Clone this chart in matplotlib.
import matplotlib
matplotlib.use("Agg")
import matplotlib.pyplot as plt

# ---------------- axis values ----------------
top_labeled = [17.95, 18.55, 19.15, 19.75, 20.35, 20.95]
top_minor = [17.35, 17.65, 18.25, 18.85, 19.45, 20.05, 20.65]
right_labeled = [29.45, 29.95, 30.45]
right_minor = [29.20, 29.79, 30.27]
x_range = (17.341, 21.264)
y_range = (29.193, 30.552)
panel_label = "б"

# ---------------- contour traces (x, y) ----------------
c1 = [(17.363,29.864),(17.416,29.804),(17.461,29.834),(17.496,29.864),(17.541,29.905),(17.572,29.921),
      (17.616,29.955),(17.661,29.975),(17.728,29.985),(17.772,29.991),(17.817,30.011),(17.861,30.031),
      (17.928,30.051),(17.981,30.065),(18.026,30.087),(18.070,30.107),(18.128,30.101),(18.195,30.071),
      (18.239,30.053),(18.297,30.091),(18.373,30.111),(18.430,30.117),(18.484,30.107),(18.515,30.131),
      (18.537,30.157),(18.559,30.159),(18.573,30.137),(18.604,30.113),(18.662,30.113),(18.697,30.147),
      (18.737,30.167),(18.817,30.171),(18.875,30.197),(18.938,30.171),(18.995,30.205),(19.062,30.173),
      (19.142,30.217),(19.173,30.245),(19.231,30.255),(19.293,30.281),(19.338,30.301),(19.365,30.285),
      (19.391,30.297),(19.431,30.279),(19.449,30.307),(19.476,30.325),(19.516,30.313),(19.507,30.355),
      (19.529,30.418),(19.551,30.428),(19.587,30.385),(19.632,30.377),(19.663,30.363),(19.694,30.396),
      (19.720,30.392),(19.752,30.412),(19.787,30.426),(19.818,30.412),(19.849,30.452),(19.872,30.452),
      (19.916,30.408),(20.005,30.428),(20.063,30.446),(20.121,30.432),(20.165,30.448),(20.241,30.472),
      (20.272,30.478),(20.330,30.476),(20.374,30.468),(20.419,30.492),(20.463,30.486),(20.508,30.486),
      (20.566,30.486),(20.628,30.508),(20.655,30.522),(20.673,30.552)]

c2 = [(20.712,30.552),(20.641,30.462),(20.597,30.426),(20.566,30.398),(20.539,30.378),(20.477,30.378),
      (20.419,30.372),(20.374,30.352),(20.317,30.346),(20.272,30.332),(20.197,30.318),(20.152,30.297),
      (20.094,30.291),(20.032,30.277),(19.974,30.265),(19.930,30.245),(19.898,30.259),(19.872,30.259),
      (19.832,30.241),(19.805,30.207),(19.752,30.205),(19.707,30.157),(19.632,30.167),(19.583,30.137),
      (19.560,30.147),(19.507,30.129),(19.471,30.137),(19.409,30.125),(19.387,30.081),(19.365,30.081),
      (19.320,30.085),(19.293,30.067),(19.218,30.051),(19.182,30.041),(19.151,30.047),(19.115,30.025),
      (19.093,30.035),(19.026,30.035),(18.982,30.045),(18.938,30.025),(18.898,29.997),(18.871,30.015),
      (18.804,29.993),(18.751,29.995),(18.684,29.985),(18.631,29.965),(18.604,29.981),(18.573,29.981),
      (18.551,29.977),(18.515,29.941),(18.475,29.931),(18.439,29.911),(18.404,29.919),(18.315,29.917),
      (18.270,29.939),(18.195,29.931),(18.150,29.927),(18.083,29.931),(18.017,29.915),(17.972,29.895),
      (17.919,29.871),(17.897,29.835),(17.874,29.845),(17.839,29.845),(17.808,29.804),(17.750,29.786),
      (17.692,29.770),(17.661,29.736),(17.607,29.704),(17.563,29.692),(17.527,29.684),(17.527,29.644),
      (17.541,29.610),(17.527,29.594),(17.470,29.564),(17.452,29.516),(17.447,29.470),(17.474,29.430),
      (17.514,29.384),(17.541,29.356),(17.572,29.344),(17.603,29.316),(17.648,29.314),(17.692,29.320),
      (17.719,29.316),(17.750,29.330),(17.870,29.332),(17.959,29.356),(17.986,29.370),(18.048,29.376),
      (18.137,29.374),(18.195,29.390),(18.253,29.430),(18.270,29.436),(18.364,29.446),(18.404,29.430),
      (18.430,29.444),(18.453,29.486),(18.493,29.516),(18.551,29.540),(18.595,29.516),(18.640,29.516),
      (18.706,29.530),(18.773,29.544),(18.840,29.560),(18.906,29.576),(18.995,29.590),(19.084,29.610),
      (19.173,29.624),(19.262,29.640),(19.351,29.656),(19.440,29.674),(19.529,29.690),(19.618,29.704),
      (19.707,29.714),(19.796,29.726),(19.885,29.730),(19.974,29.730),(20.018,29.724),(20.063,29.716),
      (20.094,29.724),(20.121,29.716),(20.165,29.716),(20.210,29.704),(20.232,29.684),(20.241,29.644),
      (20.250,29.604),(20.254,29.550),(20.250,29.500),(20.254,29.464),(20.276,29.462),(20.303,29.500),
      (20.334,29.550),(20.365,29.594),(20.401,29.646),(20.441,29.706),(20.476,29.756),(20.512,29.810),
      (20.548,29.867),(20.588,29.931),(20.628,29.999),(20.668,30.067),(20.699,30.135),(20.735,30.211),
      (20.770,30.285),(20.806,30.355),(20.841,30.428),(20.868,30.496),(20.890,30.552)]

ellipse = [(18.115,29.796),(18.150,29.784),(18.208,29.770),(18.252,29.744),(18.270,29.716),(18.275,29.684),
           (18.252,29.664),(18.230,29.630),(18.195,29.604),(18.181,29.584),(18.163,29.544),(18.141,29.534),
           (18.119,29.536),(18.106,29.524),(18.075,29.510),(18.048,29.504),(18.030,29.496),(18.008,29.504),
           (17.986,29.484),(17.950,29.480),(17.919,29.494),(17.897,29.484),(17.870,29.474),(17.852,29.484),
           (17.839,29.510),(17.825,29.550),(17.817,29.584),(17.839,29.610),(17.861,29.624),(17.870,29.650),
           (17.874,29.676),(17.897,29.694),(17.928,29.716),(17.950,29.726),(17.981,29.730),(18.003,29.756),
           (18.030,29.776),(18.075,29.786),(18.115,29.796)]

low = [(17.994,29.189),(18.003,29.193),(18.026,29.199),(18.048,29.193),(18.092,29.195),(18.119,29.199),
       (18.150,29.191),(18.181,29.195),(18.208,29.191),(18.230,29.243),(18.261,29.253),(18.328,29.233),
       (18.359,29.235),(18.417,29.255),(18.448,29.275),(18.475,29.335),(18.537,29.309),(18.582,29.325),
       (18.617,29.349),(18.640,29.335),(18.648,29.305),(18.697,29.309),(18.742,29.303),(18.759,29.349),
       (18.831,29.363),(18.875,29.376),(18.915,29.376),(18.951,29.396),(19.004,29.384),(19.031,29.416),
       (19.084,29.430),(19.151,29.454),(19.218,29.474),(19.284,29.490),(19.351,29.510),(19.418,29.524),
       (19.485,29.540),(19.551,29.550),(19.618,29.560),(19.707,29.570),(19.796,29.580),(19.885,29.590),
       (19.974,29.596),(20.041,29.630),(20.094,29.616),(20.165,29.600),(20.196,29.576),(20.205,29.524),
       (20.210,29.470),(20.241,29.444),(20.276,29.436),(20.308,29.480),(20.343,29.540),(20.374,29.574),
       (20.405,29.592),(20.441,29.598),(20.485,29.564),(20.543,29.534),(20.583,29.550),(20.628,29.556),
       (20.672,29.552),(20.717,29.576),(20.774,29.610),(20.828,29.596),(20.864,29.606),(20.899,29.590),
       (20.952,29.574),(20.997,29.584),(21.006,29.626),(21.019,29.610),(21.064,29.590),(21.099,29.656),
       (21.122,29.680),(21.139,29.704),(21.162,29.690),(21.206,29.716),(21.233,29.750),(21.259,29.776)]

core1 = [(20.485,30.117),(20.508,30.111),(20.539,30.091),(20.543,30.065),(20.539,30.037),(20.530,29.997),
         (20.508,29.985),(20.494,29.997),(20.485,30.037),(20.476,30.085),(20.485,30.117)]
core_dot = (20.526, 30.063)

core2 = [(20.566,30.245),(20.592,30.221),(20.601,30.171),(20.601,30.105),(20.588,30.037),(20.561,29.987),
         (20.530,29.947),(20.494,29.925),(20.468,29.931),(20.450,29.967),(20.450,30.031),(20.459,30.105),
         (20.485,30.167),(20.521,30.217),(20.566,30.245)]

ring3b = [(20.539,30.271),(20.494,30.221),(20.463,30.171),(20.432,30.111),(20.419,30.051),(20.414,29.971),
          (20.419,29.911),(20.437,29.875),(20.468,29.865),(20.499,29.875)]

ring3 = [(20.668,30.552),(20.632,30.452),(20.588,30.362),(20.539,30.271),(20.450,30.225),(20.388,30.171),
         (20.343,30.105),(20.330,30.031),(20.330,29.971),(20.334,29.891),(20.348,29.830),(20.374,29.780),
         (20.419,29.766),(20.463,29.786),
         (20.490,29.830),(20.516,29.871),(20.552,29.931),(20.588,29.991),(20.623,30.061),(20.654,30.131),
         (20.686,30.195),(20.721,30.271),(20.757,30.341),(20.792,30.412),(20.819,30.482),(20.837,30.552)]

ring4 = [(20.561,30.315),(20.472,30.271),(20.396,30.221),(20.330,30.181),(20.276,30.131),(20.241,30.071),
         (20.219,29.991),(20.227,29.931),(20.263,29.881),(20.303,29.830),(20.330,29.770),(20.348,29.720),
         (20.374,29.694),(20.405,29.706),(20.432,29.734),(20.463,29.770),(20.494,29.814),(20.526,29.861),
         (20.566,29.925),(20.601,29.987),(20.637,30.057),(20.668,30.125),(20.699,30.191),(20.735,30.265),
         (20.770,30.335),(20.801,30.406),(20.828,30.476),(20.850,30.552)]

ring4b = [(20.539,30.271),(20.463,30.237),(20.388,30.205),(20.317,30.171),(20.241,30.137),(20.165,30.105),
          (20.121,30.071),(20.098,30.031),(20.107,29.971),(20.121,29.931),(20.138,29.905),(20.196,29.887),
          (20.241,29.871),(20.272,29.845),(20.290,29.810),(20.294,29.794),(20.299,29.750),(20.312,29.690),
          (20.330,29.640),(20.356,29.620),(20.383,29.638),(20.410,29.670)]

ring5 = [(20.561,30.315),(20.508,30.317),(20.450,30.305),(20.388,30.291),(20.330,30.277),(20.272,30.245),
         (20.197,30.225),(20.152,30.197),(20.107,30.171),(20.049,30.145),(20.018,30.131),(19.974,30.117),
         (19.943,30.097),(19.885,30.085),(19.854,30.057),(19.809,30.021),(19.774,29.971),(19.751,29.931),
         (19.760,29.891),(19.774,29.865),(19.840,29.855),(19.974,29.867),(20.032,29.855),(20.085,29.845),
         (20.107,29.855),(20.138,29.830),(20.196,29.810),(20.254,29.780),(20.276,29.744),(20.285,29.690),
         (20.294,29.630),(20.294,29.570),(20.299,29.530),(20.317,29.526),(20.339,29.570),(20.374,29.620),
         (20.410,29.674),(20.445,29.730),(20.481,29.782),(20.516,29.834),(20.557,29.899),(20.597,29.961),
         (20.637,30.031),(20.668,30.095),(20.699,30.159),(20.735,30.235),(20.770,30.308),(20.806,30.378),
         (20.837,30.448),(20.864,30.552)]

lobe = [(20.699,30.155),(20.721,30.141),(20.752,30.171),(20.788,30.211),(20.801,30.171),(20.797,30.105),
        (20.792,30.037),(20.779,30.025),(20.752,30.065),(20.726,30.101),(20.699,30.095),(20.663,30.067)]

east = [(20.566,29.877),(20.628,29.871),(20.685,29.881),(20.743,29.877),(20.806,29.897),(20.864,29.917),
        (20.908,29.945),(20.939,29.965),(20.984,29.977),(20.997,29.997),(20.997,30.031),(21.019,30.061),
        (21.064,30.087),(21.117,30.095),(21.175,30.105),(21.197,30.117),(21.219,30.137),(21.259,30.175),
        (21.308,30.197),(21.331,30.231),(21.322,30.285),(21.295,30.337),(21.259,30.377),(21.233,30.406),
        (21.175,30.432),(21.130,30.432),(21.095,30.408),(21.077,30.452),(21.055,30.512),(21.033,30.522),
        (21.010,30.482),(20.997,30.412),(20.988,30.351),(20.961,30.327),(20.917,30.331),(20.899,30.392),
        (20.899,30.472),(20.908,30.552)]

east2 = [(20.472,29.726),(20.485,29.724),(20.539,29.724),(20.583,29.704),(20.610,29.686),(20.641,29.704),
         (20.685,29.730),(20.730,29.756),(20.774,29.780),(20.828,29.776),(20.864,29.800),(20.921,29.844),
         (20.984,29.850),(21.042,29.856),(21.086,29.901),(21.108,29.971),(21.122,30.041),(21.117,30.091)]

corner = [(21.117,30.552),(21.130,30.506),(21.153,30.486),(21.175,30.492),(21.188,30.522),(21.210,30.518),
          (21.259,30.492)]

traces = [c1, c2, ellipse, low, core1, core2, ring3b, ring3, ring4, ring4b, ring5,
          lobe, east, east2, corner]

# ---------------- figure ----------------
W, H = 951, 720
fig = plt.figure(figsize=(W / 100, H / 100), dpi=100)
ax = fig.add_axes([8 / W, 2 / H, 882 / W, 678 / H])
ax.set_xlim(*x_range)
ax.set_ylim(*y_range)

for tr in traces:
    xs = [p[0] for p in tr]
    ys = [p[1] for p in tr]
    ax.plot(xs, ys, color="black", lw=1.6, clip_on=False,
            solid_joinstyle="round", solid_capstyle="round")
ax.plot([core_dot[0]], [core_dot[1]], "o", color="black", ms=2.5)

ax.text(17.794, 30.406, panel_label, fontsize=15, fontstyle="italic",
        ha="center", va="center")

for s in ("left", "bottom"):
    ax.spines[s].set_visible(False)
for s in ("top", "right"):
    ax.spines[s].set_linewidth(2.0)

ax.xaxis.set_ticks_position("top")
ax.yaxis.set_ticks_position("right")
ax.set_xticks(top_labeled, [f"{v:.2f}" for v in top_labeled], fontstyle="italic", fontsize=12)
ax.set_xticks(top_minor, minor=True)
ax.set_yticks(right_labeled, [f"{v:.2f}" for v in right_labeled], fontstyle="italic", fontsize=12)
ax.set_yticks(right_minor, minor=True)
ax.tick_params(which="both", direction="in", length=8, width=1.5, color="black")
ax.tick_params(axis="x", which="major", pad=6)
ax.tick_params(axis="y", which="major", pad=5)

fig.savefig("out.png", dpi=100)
★ ★ ★ ★
Copy, please, exactly the lines that start at the first line of the data and end at the line containing "import matplotlib.pyplot as plt", both kept and no others.

## EXERCISE ANSWER:
Clone this chart in matplotlib.
import matplotlib
matplotlib.use("Agg")
import matplotlib.pyplot as plt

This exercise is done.